Looking at the sales by animal:

I also looked at the sales by animal, and it is a similar sitauation with the sales by category. Products for Cat are the most bought(567) and brings the most sales(574K), but by average sales Birds come out on top, similar to Toys, likely because of the high average price of 40.78 compared to Cat's 27.65.

Unlike in the categories visualization however, where the toys was always near in sales and count with equipment, Bird products are behind the count and sum of sales, and behind Cat products by a big margin in those areas.

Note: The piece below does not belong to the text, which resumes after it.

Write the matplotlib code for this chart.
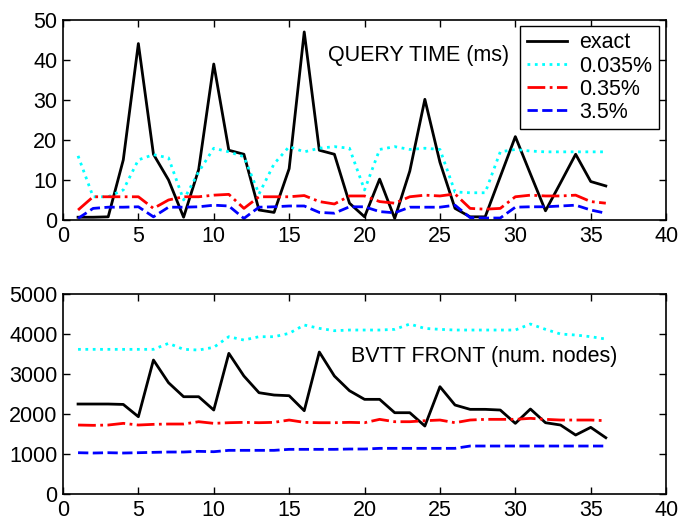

Looking at the visualization overall Cats are the most popular pet for PetMind customer, while Bird products toping the average is likely because of the high cost of taking care of birds.

The sales for Cat products should be maintained, but perhaps maximizing sales for Dog products could be a a good secondary priority. Dog Products has the second most sum of sales with 390,000~ although still way behind Cat products, and the second highest average sales(1058) behind birds also due to its high average price(31.86), second to birds.

Task 4

Is There a Relationship Between Repeat Purchase and Sales

Main Visualization

This Visualization looks at the relationship between repeat purchase and sales to see if PetMind's approach of selling more everyday products repeatedly had an impact last year. A quick glance and we can see that repeat purchase lead the total amount of sales in both category of products or pet animal. Considering this was the first year of this approach, continuing the previous year's approach is likely to increase the gap between repeat and non-repeat purchases.